→ Set exercise
List each line in which the string "this" appears.

→ Records for processing

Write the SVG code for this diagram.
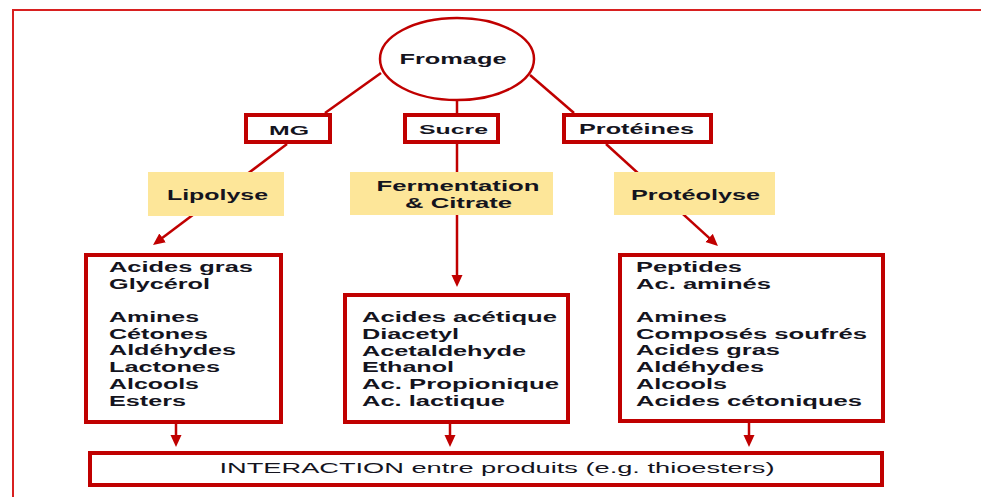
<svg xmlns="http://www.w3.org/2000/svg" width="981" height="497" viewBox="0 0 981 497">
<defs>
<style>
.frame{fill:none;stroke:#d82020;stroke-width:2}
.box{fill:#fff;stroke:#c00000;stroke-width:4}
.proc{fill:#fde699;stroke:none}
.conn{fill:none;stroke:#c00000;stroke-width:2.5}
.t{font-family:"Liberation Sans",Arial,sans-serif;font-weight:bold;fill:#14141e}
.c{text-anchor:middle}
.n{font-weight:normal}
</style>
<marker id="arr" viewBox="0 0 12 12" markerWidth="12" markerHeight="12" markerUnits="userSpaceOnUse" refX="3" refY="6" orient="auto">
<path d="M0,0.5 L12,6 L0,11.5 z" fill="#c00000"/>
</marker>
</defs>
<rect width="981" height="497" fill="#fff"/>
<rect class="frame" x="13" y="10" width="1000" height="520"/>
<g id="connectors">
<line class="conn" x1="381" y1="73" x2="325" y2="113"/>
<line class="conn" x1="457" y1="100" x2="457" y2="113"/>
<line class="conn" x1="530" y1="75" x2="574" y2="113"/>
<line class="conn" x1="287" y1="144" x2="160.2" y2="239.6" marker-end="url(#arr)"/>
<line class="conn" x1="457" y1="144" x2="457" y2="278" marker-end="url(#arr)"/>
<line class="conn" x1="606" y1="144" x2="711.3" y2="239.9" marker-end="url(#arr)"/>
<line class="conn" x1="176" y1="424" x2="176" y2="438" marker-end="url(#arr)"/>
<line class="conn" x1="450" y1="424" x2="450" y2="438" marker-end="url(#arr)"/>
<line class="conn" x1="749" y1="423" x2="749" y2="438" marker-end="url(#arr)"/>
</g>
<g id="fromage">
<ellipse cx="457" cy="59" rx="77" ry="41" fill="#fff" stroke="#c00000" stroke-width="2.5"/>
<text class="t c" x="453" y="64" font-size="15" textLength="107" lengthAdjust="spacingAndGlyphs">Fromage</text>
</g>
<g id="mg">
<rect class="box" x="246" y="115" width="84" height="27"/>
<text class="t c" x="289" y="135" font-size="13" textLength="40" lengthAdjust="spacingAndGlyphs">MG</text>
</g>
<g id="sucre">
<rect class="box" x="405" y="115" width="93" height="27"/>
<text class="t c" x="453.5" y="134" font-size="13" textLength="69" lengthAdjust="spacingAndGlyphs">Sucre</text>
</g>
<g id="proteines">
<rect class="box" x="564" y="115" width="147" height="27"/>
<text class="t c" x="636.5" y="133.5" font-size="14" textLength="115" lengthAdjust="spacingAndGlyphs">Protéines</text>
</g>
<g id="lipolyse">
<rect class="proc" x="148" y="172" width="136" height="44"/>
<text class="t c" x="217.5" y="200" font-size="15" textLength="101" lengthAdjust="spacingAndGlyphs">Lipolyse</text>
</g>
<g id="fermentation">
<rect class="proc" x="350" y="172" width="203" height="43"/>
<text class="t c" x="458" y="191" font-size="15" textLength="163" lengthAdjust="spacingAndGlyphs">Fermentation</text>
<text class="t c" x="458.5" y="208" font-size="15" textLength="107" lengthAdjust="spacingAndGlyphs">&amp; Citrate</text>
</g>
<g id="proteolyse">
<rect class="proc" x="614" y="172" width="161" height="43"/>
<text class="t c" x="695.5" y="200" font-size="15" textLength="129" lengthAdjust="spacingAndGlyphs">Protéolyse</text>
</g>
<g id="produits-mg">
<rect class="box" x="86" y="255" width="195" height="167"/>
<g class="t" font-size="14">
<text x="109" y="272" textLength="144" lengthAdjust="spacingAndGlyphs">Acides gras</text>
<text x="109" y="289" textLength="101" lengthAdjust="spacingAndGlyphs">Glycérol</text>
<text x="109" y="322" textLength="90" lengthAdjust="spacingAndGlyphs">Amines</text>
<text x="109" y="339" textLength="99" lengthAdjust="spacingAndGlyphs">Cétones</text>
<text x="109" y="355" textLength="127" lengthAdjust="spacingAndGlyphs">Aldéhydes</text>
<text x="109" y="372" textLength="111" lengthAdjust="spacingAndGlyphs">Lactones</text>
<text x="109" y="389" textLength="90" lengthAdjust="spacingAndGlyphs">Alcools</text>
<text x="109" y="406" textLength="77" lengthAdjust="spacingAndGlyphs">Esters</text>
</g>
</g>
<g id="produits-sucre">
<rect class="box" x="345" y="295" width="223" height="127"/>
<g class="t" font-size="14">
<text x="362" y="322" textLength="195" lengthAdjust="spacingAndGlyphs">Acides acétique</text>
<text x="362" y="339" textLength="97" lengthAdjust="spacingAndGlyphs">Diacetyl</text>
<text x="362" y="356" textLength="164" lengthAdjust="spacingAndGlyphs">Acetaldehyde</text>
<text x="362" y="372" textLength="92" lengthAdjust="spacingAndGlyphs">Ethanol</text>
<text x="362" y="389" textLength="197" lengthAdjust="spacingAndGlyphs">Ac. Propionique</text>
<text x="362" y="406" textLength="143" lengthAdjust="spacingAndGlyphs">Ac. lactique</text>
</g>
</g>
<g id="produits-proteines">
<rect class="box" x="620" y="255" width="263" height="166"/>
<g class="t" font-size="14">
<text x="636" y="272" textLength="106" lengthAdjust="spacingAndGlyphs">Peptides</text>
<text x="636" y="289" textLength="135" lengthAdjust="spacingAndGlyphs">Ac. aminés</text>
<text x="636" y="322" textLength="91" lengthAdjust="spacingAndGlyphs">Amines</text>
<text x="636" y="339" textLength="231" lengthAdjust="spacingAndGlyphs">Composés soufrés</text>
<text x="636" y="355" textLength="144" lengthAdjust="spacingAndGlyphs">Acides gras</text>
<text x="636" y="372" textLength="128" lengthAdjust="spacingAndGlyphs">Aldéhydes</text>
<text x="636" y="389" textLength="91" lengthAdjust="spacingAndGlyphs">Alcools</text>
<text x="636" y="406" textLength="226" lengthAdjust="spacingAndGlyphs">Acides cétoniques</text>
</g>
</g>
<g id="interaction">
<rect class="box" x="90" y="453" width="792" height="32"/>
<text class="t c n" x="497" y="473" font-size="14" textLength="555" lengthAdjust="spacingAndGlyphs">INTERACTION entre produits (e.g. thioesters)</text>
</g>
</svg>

---

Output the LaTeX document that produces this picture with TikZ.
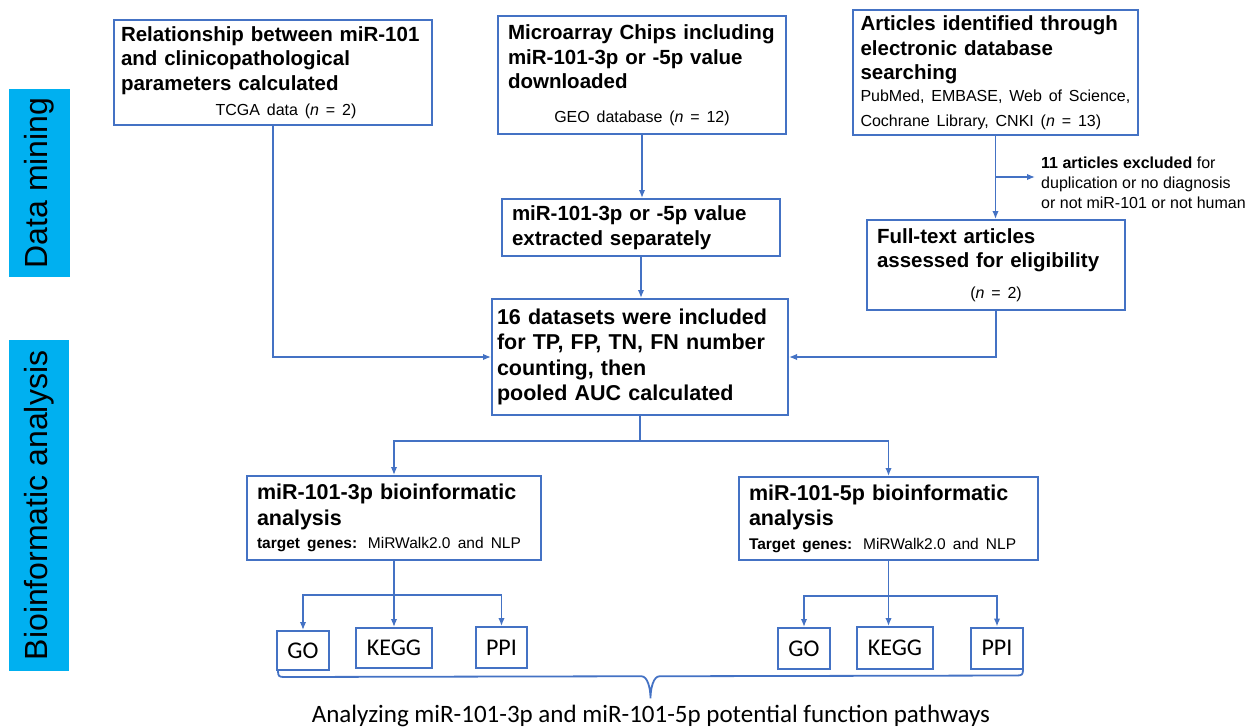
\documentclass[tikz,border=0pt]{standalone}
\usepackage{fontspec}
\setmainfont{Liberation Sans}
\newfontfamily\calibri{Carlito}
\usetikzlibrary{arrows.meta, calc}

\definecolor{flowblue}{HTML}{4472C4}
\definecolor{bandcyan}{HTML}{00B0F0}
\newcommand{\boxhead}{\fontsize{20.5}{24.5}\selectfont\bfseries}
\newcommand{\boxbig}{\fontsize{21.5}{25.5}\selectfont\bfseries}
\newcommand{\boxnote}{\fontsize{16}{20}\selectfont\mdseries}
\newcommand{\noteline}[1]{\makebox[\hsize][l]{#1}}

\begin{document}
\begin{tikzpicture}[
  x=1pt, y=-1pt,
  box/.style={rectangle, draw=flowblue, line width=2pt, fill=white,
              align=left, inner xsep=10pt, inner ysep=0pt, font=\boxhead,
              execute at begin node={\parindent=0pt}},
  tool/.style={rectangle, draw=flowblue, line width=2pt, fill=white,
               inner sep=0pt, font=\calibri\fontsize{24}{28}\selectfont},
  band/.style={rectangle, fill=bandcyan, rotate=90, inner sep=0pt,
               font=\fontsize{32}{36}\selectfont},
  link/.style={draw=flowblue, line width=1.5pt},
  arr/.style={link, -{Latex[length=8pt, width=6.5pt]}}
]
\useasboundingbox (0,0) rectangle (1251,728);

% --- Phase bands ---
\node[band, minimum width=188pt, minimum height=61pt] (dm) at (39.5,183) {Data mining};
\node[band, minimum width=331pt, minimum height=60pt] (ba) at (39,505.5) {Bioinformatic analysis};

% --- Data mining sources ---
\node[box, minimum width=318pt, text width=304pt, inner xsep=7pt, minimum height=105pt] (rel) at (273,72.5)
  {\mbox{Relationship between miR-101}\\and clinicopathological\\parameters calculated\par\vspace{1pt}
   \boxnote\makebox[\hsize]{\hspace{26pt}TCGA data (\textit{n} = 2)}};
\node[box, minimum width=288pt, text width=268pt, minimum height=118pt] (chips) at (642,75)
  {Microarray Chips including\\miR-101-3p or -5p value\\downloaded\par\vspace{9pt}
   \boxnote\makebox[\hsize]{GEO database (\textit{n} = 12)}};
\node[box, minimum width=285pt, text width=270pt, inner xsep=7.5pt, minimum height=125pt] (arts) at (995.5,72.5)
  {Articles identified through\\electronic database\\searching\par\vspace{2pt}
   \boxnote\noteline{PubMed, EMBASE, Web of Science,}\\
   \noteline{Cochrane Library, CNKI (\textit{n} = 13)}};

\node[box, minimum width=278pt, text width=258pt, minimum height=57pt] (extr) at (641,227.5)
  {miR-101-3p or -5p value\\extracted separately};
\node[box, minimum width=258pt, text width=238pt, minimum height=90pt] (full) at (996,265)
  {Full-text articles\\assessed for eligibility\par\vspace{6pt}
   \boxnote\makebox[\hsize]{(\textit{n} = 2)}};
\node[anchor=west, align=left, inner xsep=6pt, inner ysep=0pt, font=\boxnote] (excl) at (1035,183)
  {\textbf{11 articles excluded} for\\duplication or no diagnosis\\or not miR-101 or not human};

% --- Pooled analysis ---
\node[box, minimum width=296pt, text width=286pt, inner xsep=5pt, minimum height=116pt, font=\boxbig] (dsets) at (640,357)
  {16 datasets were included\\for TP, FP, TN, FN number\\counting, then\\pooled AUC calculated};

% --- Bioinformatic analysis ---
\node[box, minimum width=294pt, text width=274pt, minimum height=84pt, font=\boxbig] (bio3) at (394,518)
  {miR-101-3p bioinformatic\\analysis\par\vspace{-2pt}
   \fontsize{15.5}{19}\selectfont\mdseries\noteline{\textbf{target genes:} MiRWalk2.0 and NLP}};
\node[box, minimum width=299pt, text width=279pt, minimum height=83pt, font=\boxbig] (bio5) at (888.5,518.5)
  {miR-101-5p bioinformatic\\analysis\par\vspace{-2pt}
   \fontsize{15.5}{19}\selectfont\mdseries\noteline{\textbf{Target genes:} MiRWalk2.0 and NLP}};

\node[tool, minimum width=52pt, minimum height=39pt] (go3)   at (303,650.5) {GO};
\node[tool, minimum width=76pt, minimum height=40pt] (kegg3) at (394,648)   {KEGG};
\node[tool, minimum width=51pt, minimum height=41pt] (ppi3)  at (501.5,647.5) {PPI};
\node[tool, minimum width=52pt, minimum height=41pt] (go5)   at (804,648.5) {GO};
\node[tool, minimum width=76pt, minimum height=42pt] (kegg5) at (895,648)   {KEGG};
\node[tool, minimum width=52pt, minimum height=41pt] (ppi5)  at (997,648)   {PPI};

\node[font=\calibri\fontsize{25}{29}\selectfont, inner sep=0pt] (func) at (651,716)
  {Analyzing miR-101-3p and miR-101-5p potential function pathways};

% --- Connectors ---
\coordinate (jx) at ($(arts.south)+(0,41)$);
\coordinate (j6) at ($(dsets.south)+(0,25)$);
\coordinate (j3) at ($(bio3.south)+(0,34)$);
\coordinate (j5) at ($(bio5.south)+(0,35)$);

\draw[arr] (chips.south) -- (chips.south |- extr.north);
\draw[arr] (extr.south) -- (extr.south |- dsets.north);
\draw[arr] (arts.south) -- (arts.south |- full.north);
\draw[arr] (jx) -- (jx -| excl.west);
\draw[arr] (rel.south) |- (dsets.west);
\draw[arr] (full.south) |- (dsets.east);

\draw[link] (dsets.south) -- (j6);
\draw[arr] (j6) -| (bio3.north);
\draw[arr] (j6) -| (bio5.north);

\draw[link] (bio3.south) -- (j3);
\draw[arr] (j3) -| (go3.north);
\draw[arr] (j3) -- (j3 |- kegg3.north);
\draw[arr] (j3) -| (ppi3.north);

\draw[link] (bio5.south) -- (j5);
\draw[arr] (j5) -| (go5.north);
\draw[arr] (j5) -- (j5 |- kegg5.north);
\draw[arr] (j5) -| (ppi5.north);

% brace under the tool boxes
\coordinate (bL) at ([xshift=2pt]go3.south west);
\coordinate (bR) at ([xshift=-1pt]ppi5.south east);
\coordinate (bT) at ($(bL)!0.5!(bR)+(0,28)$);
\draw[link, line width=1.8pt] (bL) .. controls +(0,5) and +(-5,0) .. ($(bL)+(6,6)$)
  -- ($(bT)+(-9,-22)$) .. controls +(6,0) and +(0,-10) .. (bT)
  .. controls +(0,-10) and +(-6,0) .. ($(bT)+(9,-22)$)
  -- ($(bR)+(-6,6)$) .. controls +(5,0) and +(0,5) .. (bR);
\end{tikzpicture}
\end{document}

→ Reply
Write the SVG code for this diagram.
Output the LaTeX document that produces this picture with TikZ.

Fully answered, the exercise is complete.